Пойду пока напишу посмертный эпикриз. Закончу ее историю болезни.
«Поступила в отделение с диагнозом рак желудка. После компенсации имевшегося у больной диабета 12/XII произведена операция. На операции обнаружен рак, занимающий весь желудок и прорастающий в толстую кишку и ножку селезенки. Произведено тотальное удаление желудка, селезенки и резекция поперечной толстой кишки. В послеоперационном периоде со стороны области операции течение удовлетворительное. Со стороны диабета состояние относительно тяжелое, лабильное. К 7-му дню диабет был компенсирован, углеводный обмен стабилизировался.
Больная стала принимать через рот жидкую пищу. На 10-е сутки на фоне благополучного течения и удовлетворительного состояния наступила внезапная смерть, по-видимому, от эмболии легочной артерии.
Заключительный диагноз: рак желудка с прорастанием в ножку селезенки и толстую кишку. Сахарный диабет. Эмболия легочной артерии». И подпись. Моя.
Вообще-то это был успех. А смерть — случайность, которой не должно быть.
МОЙ ПОРЯДОК
Я люблю лежать на тахте, и со мной всегда лежит длинная палка; я, не вставая с тахты, могу включить телевизор, раздвинуть шторы, закрыть дверь. Минимум затрат — максимум успеха. Я не люблю лишний раз переодеваться и стараюсь быть весь день в том, что я надел утром. Я не люблю рыбу, потому что надо много с костями возиться. Я и бороду отпустил, чтобы утром не бриться, а мыться чуть-чуть.

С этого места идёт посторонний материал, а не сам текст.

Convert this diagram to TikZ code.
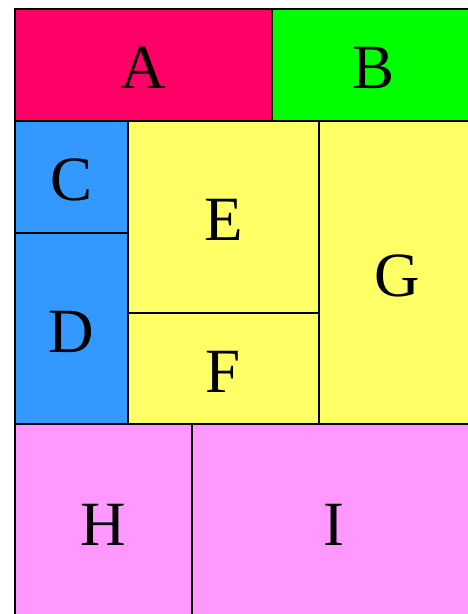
\documentclass[tikz,border=0pt]{standalone}
\usepackage{fontspec}
\setmainfont{Liberation Serif}
\definecolor{cA}{HTML}{FF0066}
\definecolor{cB}{HTML}{00FF00}
\definecolor{cC}{HTML}{3399FF}
\definecolor{cE}{HTML}{FFFF66}
\definecolor{cH}{HTML}{FF99FF}
\begin{document}
\begin{tikzpicture}[x=1pt,y=-1pt,
  cell/.style={rectangle, inner sep=0pt, outer sep=0pt,
    font=\fontsize{63}{63}\selectfont, text height=47pt, text depth=0pt},
  border/.style={draw=black, line width=2pt}]
\useasboundingbox (0,0) rectangle (468,614);
\clip (0,0) rectangle (468,614);
\node[cell, fill=cA, minimum width=257pt, minimum height=112pt] (A) at (143.5,65) {A};
\node[cell, fill=cB, minimum width=204pt, minimum height=112pt] (B) at (374,65) {B};
\node[cell, fill=cC, minimum width=113pt, minimum height=112pt] (C) at (71.5,177) {C};
\node[cell, fill=cC, minimum width=113pt, minimum height=191pt] (D) at (71.5,328.5) {D};
\node[cell, fill=cE, minimum width=191pt, minimum height=192pt] (E) at (223.5,217) {E};
\node[cell, fill=cE, minimum width=191pt, minimum height=111pt] (F) at (223.5,368.5) {F};
\node[cell, fill=cE, minimum width=157pt, minimum height=303pt] (G) at (397.5,272.5) {G};
\node[cell, fill=cH, minimum width=177pt, minimum height=196pt] (H) at (103.5,522) {H};
\node[cell, fill=cH, minimum width=284pt, minimum height=196pt] (I) at (334,522) {I};
\foreach \n in {A,B,C,D,E,F,G,H,I}
  \draw[border] (\n.north west) rectangle (\n.south east);
\end{tikzpicture}
\end{document}
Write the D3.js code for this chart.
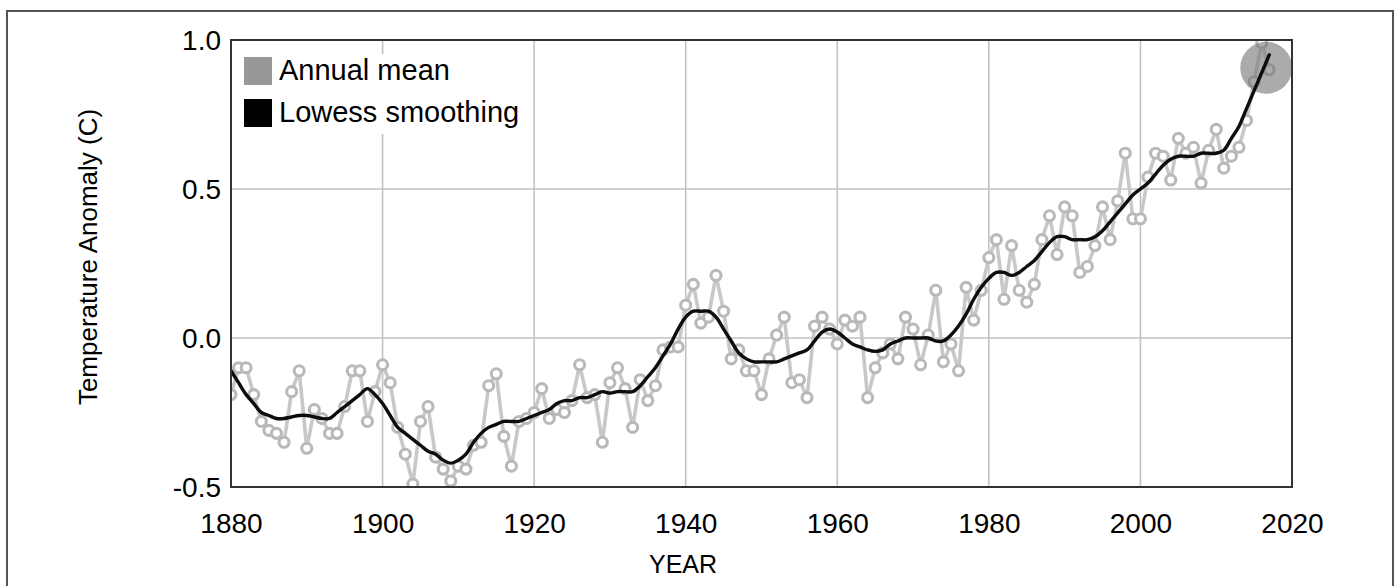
<!DOCTYPE html>
<html>
<head>
<meta charset="utf-8">
<script src="https://cdn.jsdelivr.net/npm/d3@7"></script>
<style>
  body { margin: 0; background: #fff; }
  svg text { font-family: "Liberation Sans", Arial, Helvetica, sans-serif; fill: #000; }
</style>
</head>
<body>
<div class="chart"></div>
<script>
const width = 1396;
const height = 586;

// GISS global temperature anomaly, 1880 onward
const firstYear = 1880;
const annualMean = [
  -0.19, -0.10, -0.10, -0.19, -0.28, -0.31, -0.32, -0.35, -0.18, -0.11,
  -0.37, -0.24, -0.27, -0.32, -0.32, -0.23, -0.11, -0.11, -0.28, -0.18,
  -0.09, -0.15, -0.30, -0.39, -0.49, -0.28, -0.23, -0.40, -0.44, -0.48,
  -0.43, -0.44, -0.36, -0.35, -0.16, -0.12, -0.33, -0.43, -0.28, -0.27,
  -0.25, -0.17, -0.27, -0.24, -0.25, -0.21, -0.09, -0.20, -0.19, -0.35,
  -0.15, -0.10, -0.17, -0.30, -0.14, -0.21, -0.16, -0.04, -0.03, -0.03,
   0.11,  0.18,  0.05,  0.07,  0.21,  0.09, -0.07, -0.04, -0.11, -0.11,
  -0.19, -0.07,  0.01,  0.07, -0.15, -0.14, -0.20,  0.04,  0.07,  0.03,
  -0.02,  0.06,  0.04,  0.07, -0.20, -0.10, -0.05, -0.02, -0.07,  0.07,
   0.03, -0.09,  0.01,  0.16, -0.08, -0.02, -0.11,  0.17,  0.06,  0.16,
   0.27,  0.33,  0.13,  0.31,  0.16,  0.12,  0.18,  0.33,  0.41,  0.28,
   0.44,  0.41,  0.22,  0.24,  0.31,  0.44,  0.33,  0.46,  0.62,  0.40,
   0.40,  0.54,  0.62,  0.61,  0.53,  0.67,  0.62,  0.64,  0.52,  0.63,
   0.70,  0.57,  0.61,  0.64,  0.73,  0.86,  0.99,  0.90
];
const lowess = [
  -0.11, -0.15, -0.19, -0.22, -0.25, -0.26, -0.27, -0.27, -0.265, -0.26,
  -0.26, -0.265, -0.27, -0.27, -0.25, -0.23, -0.21, -0.19, -0.17, -0.19,
  -0.22, -0.26, -0.30, -0.32, -0.34, -0.36, -0.38, -0.39, -0.41, -0.42,
  -0.41, -0.39, -0.35, -0.32, -0.30, -0.29, -0.28, -0.28, -0.28, -0.27,
  -0.26, -0.25, -0.24, -0.22, -0.21, -0.21, -0.20, -0.20, -0.19, -0.18,
  -0.185, -0.18, -0.18, -0.18, -0.16, -0.13, -0.10, -0.06, -0.02, 0.03,
   0.07,  0.09,  0.09,  0.09,  0.07,  0.03, -0.01, -0.05, -0.07, -0.08,
  -0.08, -0.08, -0.08, -0.07, -0.06, -0.05, -0.04, -0.01,  0.02,  0.03,
   0.02,  0.00, -0.02, -0.03, -0.04, -0.045, -0.04, -0.02, -0.01, 0.00,
   0.00,  0.00,  0.00, -0.01, -0.01,  0.01,  0.04,  0.08,  0.13,  0.17,
   0.20,  0.22,  0.22,  0.21,  0.22,  0.24,  0.26,  0.29,  0.32,  0.34,
   0.34,  0.33,  0.33,  0.33,  0.34,  0.36,  0.39,  0.42,  0.45,  0.48,
   0.50,  0.52,  0.55,  0.58,  0.60,  0.61,  0.61,  0.61,  0.62,  0.62,
   0.62,  0.63,  0.67,  0.71,  0.77,  0.83,  0.89,  0.95
];
const xTicks = [1880, 1900, 1920, 1940, 1960, 1980, 2000, 2020];
const yTicks = [-0.5, 0.0, 0.5, 1.0];
const legendItems = ["Annual mean", "Lowess smoothing"];

const annualData = annualMean.map((v, i) => ({year: firstYear + i, value: v}));
const smoothData = lowess.map((v, i) => ({year: firstYear + i, value: v}));

let svg = d3.select(".chart")
    .append("svg")
    .attr("width", width)
    .attr("height", height);

// outer frame of the figure (bottom runs off the page)
svg.append("rect")
    .attr("x", 7).attr("y", 11)
    .attr("width", 1386).attr("height", 600)
    .attr("fill", "none")
    .attr("stroke", "#555")
    .attr("stroke-width", 2);

let x = d3.scaleLinear().domain([1880, 2020]).range([231, 1292]);
let y = d3.scaleLinear().domain([-0.5, 1.0]).range([487, 40]);

let defs = svg.append("defs");
defs.append("clipPath").attr("id", "plotclip")
    .append("rect")
    .attr("x", x(1880)).attr("y", y(1.0))
    .attr("width", x(2020) - x(1880)).attr("height", y(-0.5) - y(1.0));
defs.append("filter").attr("id", "soft")
    .append("feGaussianBlur").attr("stdDeviation", 0.75);

// grid
svg.append("g")
    .selectAll("line.v")
    .data(xTicks.slice(1, -1))
    .enter().append("line")
    .attr("x1", d => x(d)).attr("x2", d => x(d))
    .attr("y1", y(1.0)).attr("y2", y(-0.5))
    .attr("stroke", "#c2c2c2").attr("stroke-width", 1.6);
svg.append("g")
    .selectAll("line.h")
    .data(yTicks.slice(1, -1))
    .enter().append("line")
    .attr("x1", x(1880)).attr("x2", x(2020))
    .attr("y1", d => y(d)).attr("y2", d => y(d))
    .attr("stroke", "#c2c2c2").attr("stroke-width", 1.6);

// legend background hides grid behind it
svg.append("rect")
    .attr("x", 238).attr("y", 54)
    .attr("width", 292).attr("height", 80)
    .attr("fill", "#fff");

let plot = svg.append("g").attr("clip-path", "url(#plotclip)");
let data = plot.append("g").attr("filter", "url(#soft)");

let annualLine = d3.line().x(d => x(d.year)).y(d => y(d.value));

data.append("path")
    .datum(annualData)
    .attr("d", annualLine)
    .attr("fill", "none")
    .attr("stroke", "#c8c8c8")
    .attr("stroke-width", 3.6)
    .attr("stroke-linejoin", "round");

data.selectAll("circle.pt")
    .data(annualData)
    .enter().append("circle")
    .attr("class", "pt")
    .attr("cx", d => x(d.year))
    .attr("cy", d => y(d.value))
    .attr("r", 5)
    .attr("fill", "#fff")
    .attr("stroke", "#b9b9b9")
    .attr("stroke-width", 3.1);

// highlight on the latest year
let last = annualData[annualData.length - 1];
data.append("circle")
    .attr("cx", x(last.year) - 3)
    .attr("cy", y(last.value) - 2)
    .attr("r", 26)
    .attr("fill", "#777")
    .attr("fill-opacity", 0.62);

let smoothLine = d3.line()
    .x(d => x(d.year)).y(d => y(d.value))
    .curve(d3.curveCatmullRom);

data.append("path")
    .datum(smoothData)
    .attr("d", smoothLine)
    .attr("fill", "none")
    .attr("stroke", "#0a0a0a")
    .attr("stroke-width", 3.4)
    .attr("stroke-linejoin", "round")
    .attr("stroke-linecap", "round");

// plot frame
svg.append("rect")
    .attr("x", x(1880)).attr("y", y(1.0))
    .attr("width", x(2020) - x(1880)).attr("height", y(-0.5) - y(1.0))
    .attr("fill", "none")
    .attr("stroke", "#333")
    .attr("stroke-width", 2);

// axes
let xAxis = svg.append("g")
    .attr("transform", `translate(0,${y(-0.5)})`)
    .call(d3.axisBottom(x).tickValues(xTicks).tickFormat(d3.format("d")).tickSize(0).tickPadding(26));
xAxis.select(".domain").remove();
xAxis.selectAll("text").style("font-size", "28px");

let yAxis = svg.append("g")
    .attr("transform", `translate(${x(1880)},0)`)
    .call(d3.axisLeft(y).tickValues(yTicks)
        .tickFormat(d => d3.format(".1f")(d).replace("\u2212", "-"))
        .tickSize(0).tickPadding(10));
yAxis.select(".domain").remove();
yAxis.selectAll("text").style("font-size", "28px").attr("dy", "0.33em");

svg.append("text")
    .attr("x", 683).attr("y", 573)
    .attr("text-anchor", "middle")
    .style("font-size", "25px")
    .text("YEAR");

svg.append("text")
    .attr("transform", "translate(97,257) rotate(-90)")
    .attr("text-anchor", "middle")
    .style("font-size", "26px")
    .text("Temperature Anomaly (C)");

// legend
let legend = svg.append("g");
legend.selectAll("rect.key")
    .data(legendItems)
    .enter().append("rect")
    .attr("x", 244)
    .attr("y", (d, i) => 57 + i * 42)
    .attr("width", 28).attr("height", 28)
    .attr("fill", (d, i) => i === 0 ? "#98989b" : "#000");
legend.selectAll("text")
    .data(legendItems)
    .enter().append("text")
    .attr("x", 279)
    .attr("y", (d, i) => 80 + i * 42)
    .style("font-size", "29px")
    .text(d => d);
</script>
</body>
</html>
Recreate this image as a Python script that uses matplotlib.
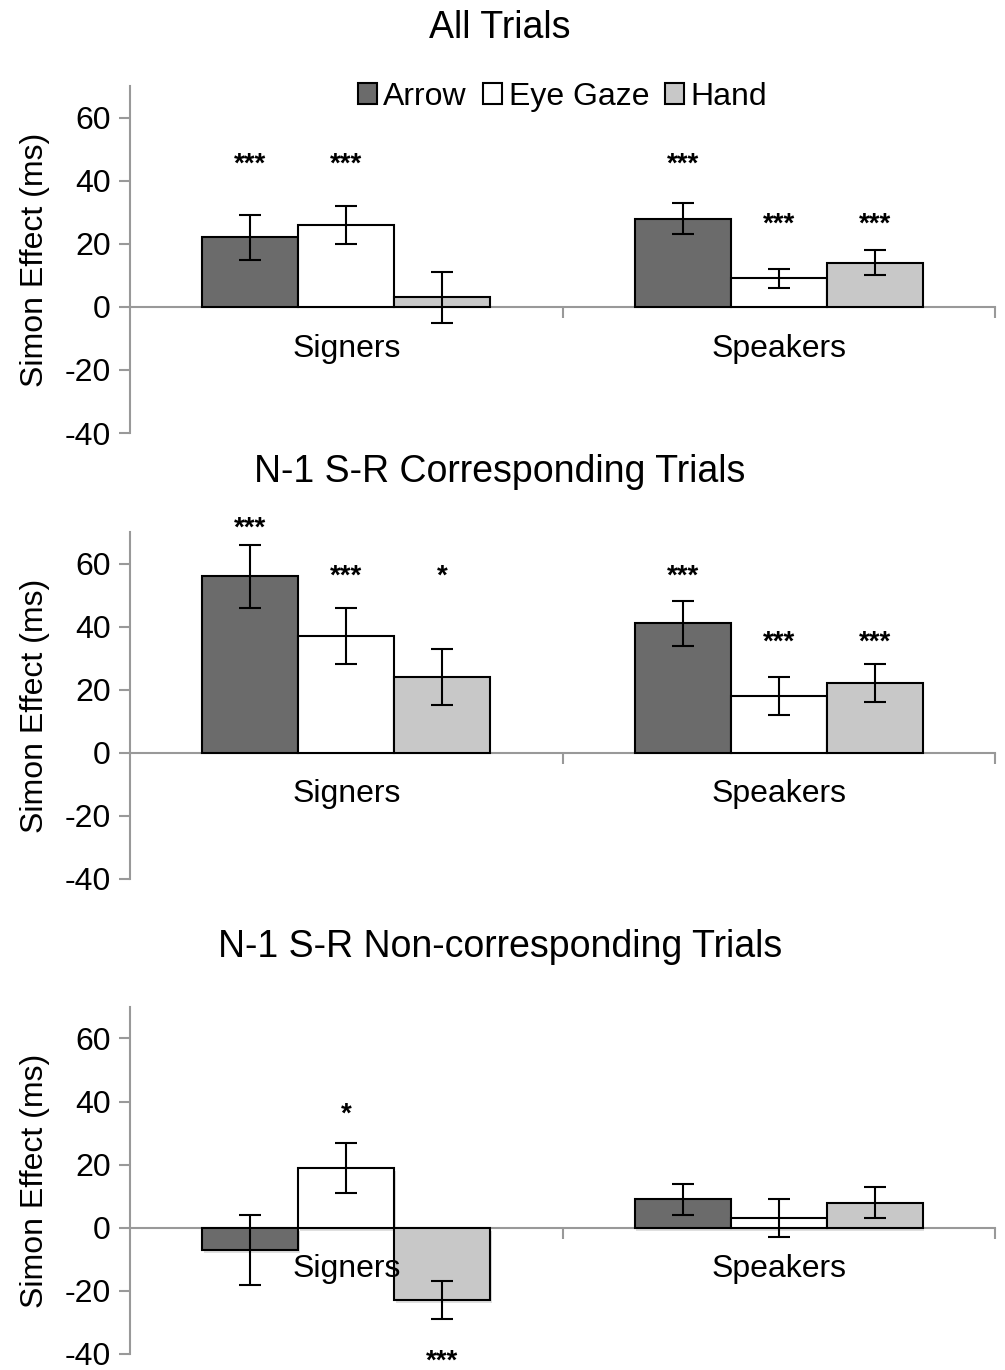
import numpy as np
import matplotlib
matplotlib.use("Agg")
import matplotlib.pyplot as plt
import matplotlib.patheffects as pe
from matplotlib.patches import Patch

plt.rcParams['font.family'] = ['Liberation Sans', 'DejaVu Sans']
plt.rcParams['axes.unicode_minus'] = False

groups = ['Signers', 'Speakers']
conditions = ['Arrow', 'Eye Gaze', 'Hand']
colors = ['#6b6b6b', '#ffffff', '#c8c8c8']

titles = ['All Trials', 'N-1 S-R Corresponding Trials', 'N-1 S-R Non-corresponding Trials']

# means[condition] -> [signers, speakers]
means_all = [[22, 28], [26, 9], [3, 14]]
errs_all = [[7, 5], [6, 3], [8, 4]]
stars_all = [['***', '***'], ['***', '***'], ['', '***']]
stary_all = [[45, 45], [45, 26], [0, 26]]

means_corr = [[56, 41], [37, 18], [24, 22]]
errs_corr = [[10, 7], [9, 6], [9, 6]]
stars_corr = [['***', '***'], ['***', '***'], ['*', '***']]
stary_corr = [[71, 56], [56, 35], [56, 35]]

means_non = [[-7, 9], [19, 3], [-23, 8]]
errs_non = [[11, 5], [8, 6], [6, 5]]
stars_non = [['', ''], ['*', ''], ['***', '']]
stary_non = [[0, 0], [36, 0], [-42.5, 0]]

panels = [
    (means_all, errs_all, stars_all, stary_all),
    (means_corr, errs_corr, stars_corr, stary_corr),
    (means_non, errs_non, stars_non, stary_non),
]

fig = plt.figure(figsize=(10.05, 13.7), dpi=100)
axes_pos = [0.6839, 0.3584, 0.0117]
title_y = [0.9796, 0.6555, 0.3088]
axcol = '#999999'
bw = 0.222
x = np.arange(len(groups))

for p, (means, errs, stars, stary) in enumerate(panels):
    ax = fig.add_axes([0.1294, axes_pos[p], 0.8607, 0.2533])
    for c in range(len(conditions)):
        xs = x + (c - 1) * bw
        bars = ax.bar(xs, means[c], bw, color=colors[c], edgecolor='black',
                      linewidth=1.5, label=conditions[c], zorder=3)
        if p == 2:
            for b in bars:
                b.set_path_effects([pe.SimplePatchShadow(offset=(1, -2), shadow_rgbFace='gray', alpha=0.25),
                                    pe.Normal()])
        ax.errorbar(xs, means[c], yerr=errs[c], fmt='none', ecolor='black',
                    elinewidth=1.5, capsize=8, capthick=1.5, zorder=4)
        for g in range(len(groups)):
            if stars[c][g]:
                ax.text(xs[g], stary[c][g], stars[c][g], ha='center', va='center',
                        fontsize=20, fontweight='bold', clip_on=False, zorder=5)
    ax.set_xlim(-0.5, 1.5)
    ax.set_ylim(-40, 70)
    ax.set_yticks([-40, -20, 0, 20, 40, 60])
    ax.tick_params(axis='y', labelsize=23, length=8, width=1.5, color=axcol, pad=6)
    ax.set_xticks([0.5, 1.5])
    ax.set_xticklabels([])
    ax.tick_params(axis='x', length=8, width=1.5, color=axcol, direction='out')
    ax.spines['top'].set_visible(False)
    ax.spines['right'].set_visible(False)
    ax.spines['left'].set_color(axcol)
    ax.spines['left'].set_linewidth(1.5)
    ax.spines['bottom'].set_position(('data', 0))
    ax.spines['bottom'].set_color(axcol)
    ax.spines['bottom'].set_linewidth(1.5)
    ax.spines['bottom'].set_zorder(2)
    for g in range(len(groups)):
        ax.annotate(groups[g], (x[g], 0), xytext=(0, -30), textcoords='offset points',
                    ha='center', va='center', fontsize=23, zorder=6)
    ax.set_ylabel('Simon Effect (ms)', fontsize=23)
    ax.yaxis.set_label_coords(-0.092, 0.5)
    fig.text(0.4975, title_y[p], titles[p], ha='center', va='center', fontsize=27)
    if p == 0:
        handles = [Patch(facecolor=colors[c], edgecolor='black', linewidth=1.5) for c in range(3)]
        ax.legend(handles, conditions, loc='upper center', bbox_to_anchor=(0.5, 1.095),
                  ncol=3, frameon=False, fontsize=23, handlelength=0.6, handleheight=0.6,
                  handletextpad=0.2, columnspacing=0.5)

fig.savefig('out.png', dpi=100)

Я люблю лениво ходить по улицам и от лени ничего не думать. Лениво что-нибудь увидеть и лениво про это что-нибудь подумать. Идет машина, например крытый фургон. На стенке фургона написано: «Товарищи водители! Берегите пешеходов и детей». Вот пища для ленивого ума. Зачем это написали? Разве надо это напоминать? А если б не написали? А почему пешеходов и детей? А дети — не пешеходы? Это что? Альтернатива? Или дети не пешеходы — дети самокаты? Интересно, кто придумал этот афоризм, максиму, лозунг, трюизм? А кто утвердил, разрешил, позволил? А каким термином правильно назвать это написанное на фургоне? Может, приказ, обращение, пожелание, напоминание? И так я лениво иду и лениво думаю, пока не увижу на какой-нибудь другой машине какую-нибудь другую запись, надпись-крик, например: «Не уверен — не обгоняй». Почему так? Почему «не»? Почему с отрицанием и запретом? Без отрицания и запрета перспективнее, прогрессивнее, эффективнее. Поменьше запретов — запреты уменьшают самостоятельность, ухудшают мышление, снижают ответственность. «Уверен — обгоняй».